* Dataset rows:
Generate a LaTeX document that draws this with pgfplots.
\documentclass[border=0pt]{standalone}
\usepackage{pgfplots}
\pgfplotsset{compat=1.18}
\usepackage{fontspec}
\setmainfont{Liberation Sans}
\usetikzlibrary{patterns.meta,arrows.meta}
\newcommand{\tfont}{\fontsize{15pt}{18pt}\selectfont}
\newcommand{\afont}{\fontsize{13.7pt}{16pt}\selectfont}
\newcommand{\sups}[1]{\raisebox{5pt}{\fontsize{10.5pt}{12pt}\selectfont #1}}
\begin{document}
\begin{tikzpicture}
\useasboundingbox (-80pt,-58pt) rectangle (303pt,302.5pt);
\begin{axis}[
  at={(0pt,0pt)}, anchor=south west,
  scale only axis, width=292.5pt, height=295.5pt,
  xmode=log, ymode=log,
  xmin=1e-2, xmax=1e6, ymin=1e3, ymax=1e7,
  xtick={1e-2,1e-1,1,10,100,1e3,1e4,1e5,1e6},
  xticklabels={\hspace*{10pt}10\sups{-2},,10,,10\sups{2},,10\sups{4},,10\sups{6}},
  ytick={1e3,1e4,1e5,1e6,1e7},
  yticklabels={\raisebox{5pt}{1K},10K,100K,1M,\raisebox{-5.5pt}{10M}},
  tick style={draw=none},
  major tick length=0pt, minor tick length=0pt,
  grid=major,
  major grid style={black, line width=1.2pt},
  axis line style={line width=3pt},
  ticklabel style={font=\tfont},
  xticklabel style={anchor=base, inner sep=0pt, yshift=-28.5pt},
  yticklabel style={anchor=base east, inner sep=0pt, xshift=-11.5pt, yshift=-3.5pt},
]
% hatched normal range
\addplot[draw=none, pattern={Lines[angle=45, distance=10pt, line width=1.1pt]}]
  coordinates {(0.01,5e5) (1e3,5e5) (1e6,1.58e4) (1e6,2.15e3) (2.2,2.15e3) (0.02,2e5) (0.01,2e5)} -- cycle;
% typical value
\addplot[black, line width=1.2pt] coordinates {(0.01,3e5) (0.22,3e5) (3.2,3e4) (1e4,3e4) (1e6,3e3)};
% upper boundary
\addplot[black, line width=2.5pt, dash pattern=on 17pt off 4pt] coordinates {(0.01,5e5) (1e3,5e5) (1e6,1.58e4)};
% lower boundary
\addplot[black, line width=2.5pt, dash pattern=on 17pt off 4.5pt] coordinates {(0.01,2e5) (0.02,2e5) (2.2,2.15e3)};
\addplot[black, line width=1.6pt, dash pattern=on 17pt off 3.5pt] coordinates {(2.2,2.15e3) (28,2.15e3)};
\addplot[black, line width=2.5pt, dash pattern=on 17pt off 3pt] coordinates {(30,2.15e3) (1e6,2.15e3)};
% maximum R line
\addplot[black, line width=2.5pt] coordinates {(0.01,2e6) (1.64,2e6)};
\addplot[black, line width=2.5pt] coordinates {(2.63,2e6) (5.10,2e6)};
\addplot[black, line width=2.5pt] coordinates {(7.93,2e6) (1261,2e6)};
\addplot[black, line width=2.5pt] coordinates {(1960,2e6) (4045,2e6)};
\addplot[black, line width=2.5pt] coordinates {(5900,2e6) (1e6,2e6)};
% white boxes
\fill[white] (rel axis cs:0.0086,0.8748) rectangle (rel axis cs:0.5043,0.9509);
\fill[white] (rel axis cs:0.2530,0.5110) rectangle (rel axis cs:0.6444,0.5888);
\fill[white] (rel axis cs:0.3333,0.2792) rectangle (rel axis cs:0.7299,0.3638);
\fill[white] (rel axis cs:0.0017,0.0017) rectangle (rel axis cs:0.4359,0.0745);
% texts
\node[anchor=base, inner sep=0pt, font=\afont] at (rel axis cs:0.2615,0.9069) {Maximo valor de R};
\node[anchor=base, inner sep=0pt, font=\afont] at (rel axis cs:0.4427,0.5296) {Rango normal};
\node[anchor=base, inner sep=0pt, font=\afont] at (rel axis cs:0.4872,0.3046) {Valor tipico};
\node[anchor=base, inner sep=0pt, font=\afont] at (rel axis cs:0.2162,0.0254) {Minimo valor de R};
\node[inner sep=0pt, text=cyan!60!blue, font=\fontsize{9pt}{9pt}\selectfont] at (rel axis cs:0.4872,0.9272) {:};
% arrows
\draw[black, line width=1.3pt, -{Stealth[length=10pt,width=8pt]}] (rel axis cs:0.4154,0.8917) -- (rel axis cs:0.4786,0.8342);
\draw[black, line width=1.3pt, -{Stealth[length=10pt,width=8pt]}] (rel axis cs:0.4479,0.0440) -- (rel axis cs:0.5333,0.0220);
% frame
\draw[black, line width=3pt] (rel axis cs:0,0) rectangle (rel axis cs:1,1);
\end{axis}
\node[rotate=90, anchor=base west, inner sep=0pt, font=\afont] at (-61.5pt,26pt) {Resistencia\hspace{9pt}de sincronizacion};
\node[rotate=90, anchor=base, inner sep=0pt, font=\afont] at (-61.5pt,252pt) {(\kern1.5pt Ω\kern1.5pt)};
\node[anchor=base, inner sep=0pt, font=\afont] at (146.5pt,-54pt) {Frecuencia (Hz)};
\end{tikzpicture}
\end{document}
* * *
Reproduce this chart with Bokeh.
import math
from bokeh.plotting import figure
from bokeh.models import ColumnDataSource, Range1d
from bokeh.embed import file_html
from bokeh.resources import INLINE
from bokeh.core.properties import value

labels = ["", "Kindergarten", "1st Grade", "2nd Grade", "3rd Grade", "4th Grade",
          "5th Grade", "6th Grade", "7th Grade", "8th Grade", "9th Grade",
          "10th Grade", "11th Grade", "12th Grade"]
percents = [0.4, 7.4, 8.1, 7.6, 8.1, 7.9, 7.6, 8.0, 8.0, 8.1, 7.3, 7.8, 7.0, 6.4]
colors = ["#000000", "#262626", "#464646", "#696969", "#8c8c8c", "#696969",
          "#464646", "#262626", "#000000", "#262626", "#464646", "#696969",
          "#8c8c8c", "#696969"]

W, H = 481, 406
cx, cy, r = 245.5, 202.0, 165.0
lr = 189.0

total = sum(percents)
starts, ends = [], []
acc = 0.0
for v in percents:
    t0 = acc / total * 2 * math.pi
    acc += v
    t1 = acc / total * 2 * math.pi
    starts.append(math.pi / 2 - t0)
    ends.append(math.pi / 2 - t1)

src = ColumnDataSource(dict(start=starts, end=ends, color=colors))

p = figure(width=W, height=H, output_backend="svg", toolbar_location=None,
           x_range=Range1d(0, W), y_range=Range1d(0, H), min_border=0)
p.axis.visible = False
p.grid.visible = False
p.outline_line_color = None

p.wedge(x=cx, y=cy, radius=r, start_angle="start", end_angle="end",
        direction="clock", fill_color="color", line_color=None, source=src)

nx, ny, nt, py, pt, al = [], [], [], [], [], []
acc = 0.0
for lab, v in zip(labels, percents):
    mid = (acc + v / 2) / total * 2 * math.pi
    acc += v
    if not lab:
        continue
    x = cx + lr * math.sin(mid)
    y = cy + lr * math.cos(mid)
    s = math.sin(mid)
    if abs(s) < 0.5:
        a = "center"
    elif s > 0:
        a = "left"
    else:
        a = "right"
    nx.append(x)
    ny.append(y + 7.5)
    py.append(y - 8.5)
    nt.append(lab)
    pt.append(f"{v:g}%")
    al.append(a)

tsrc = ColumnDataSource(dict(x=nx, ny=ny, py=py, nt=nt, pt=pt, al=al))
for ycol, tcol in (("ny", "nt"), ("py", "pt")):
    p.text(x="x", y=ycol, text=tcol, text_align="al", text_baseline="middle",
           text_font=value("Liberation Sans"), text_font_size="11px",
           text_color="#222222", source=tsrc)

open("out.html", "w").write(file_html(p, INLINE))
---
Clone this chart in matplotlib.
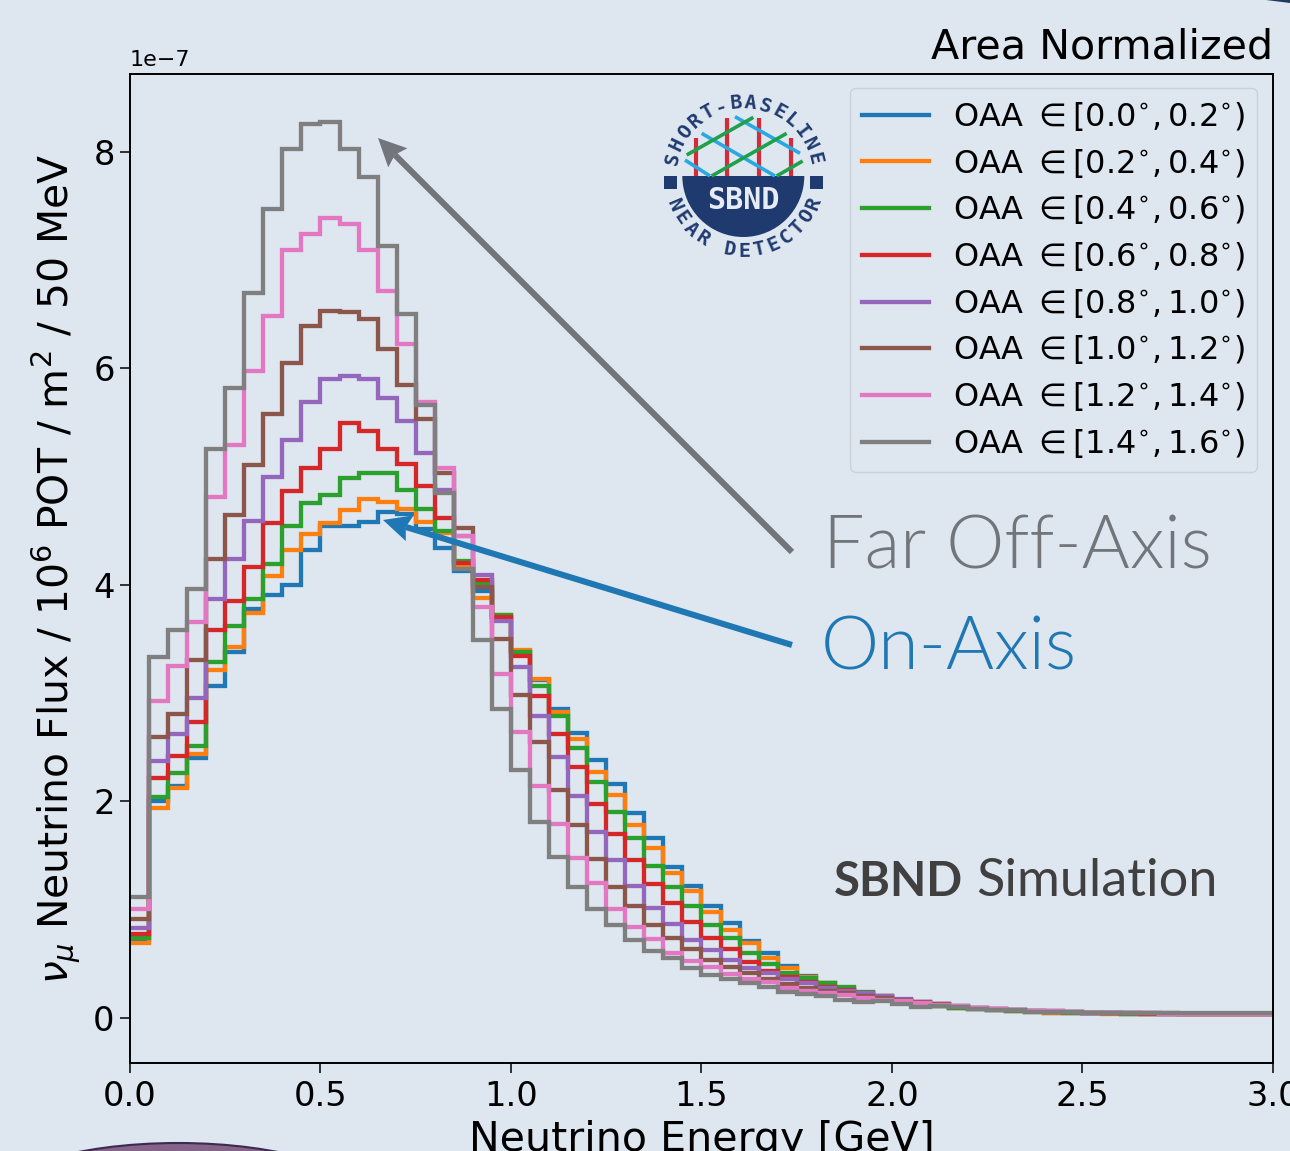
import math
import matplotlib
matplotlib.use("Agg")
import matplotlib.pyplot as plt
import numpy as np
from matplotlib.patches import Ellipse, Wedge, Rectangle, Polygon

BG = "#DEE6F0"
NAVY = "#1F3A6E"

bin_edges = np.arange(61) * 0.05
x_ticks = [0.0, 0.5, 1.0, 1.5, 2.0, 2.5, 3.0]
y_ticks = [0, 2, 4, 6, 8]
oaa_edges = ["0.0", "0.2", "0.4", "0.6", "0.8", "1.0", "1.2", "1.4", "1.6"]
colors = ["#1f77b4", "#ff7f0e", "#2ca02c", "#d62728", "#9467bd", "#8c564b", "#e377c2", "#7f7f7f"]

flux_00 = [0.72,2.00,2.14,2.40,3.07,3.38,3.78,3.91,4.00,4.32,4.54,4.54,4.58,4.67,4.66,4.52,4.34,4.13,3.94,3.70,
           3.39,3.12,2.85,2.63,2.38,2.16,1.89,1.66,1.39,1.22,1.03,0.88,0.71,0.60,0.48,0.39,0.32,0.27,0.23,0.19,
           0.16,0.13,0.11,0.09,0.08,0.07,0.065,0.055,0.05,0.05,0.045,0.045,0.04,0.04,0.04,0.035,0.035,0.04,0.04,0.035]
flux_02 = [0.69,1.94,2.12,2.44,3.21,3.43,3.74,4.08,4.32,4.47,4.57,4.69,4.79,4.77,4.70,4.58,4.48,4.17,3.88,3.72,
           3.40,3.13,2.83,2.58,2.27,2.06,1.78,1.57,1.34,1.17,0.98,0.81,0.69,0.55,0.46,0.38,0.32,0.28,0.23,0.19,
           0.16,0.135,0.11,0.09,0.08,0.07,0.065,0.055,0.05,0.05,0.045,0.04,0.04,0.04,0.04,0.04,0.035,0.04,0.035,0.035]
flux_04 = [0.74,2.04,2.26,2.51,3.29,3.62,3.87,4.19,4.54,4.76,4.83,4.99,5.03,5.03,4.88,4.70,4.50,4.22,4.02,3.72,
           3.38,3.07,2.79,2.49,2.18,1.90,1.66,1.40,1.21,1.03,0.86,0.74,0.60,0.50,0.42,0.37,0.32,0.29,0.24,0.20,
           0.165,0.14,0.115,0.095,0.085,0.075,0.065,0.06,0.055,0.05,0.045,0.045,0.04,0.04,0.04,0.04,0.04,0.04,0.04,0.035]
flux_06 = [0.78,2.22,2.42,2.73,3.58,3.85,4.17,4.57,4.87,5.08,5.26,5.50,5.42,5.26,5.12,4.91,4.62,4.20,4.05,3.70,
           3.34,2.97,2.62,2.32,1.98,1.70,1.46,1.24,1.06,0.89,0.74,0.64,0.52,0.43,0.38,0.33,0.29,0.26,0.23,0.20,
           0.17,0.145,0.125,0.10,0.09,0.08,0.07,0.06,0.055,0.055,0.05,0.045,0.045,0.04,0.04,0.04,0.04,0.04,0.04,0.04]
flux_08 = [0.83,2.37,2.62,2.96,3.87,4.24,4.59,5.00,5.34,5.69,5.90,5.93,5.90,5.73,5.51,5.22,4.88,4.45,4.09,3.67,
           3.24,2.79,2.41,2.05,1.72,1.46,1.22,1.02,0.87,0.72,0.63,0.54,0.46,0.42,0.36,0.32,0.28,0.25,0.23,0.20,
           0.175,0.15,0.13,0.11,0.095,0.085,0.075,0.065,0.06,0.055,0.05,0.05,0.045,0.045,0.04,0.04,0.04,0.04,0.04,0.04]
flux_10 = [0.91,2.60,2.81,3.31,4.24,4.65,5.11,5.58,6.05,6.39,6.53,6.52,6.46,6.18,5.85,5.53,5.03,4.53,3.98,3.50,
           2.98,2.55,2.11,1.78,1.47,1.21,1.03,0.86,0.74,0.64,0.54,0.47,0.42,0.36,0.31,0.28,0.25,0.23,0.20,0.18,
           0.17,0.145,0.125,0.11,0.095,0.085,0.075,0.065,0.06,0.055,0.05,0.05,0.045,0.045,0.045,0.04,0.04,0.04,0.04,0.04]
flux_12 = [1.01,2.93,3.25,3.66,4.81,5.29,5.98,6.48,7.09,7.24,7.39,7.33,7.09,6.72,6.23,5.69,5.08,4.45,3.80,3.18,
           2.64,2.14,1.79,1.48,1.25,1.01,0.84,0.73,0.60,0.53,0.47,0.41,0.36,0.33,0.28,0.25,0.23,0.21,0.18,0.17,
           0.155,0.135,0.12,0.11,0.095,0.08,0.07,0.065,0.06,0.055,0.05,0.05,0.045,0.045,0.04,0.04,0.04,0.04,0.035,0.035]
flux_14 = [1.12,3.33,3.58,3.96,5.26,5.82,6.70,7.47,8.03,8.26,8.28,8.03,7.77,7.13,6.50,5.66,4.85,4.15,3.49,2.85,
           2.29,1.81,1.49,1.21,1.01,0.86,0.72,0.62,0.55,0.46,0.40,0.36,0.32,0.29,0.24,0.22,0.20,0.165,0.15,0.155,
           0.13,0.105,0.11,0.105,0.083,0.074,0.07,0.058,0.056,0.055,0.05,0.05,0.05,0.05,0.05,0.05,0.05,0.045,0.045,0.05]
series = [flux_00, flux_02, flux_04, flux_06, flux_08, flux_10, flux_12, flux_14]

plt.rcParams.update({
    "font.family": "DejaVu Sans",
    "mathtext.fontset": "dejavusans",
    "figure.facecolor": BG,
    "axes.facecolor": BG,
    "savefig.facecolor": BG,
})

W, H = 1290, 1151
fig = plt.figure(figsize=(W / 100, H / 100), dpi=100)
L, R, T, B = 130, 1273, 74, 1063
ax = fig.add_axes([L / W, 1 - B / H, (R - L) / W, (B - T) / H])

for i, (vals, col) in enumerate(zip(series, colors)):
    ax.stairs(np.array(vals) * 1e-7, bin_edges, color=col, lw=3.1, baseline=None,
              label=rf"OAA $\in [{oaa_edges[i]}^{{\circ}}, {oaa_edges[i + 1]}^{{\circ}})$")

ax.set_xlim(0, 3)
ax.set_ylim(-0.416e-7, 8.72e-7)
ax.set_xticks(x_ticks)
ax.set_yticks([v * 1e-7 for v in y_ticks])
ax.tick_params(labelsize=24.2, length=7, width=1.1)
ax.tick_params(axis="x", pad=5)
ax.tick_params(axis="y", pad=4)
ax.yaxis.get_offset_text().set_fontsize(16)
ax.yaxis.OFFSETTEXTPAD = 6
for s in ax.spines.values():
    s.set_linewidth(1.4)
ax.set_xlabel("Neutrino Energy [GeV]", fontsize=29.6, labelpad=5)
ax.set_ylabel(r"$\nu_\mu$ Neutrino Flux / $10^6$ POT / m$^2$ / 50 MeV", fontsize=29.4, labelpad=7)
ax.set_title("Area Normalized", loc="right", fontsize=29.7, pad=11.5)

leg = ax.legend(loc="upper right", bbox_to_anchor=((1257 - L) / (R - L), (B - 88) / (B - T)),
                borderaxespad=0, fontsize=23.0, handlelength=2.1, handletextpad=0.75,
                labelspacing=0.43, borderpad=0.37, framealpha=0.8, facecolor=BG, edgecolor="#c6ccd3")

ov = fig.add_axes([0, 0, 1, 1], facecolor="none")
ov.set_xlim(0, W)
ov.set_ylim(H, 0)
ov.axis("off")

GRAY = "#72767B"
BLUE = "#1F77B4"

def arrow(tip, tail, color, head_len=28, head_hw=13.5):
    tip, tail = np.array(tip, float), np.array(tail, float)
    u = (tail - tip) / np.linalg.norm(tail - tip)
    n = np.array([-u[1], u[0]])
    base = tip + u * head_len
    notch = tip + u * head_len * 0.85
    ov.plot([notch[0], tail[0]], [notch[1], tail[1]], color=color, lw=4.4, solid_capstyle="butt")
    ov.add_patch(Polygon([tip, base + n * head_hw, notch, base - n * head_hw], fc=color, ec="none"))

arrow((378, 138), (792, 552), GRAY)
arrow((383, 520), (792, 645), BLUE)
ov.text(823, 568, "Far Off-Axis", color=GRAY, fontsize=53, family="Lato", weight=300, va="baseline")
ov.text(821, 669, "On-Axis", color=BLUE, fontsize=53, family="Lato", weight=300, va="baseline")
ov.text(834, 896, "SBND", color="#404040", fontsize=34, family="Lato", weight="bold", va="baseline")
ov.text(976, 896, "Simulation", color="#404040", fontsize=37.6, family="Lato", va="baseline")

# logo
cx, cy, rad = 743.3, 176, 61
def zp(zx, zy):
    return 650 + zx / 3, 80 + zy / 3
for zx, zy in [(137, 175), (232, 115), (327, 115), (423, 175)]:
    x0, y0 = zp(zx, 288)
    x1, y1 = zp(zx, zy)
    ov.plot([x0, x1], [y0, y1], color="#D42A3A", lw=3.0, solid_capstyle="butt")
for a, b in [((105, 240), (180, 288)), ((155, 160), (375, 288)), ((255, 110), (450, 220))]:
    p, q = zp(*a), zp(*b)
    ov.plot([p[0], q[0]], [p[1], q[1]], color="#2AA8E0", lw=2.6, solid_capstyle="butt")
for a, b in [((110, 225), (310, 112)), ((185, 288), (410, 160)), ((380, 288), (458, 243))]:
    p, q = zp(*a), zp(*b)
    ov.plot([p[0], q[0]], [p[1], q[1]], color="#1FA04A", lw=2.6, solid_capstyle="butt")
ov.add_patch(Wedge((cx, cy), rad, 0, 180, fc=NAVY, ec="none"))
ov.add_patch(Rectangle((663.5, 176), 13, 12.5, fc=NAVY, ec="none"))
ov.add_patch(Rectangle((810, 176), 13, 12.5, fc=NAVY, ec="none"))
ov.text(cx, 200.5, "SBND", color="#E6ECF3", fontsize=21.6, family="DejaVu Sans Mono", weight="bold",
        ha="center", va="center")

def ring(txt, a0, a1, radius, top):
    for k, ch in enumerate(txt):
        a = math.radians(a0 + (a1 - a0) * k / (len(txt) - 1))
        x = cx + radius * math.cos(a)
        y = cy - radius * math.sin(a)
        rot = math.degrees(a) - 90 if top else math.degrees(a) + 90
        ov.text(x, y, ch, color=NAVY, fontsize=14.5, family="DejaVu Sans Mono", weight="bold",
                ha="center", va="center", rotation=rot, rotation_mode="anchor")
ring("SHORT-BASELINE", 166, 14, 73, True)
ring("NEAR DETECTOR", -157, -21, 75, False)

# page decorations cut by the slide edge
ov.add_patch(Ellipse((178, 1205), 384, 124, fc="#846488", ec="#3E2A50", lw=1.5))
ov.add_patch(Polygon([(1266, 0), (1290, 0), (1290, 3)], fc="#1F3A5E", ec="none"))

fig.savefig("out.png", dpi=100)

* EXERCISE DESCRIPTION: Gather every line from the listing above in which the word "chart" appears.

* ANSWER FOR THE TASK:
Reproduce this chart with Bokeh.
Clone this chart in matplotlib.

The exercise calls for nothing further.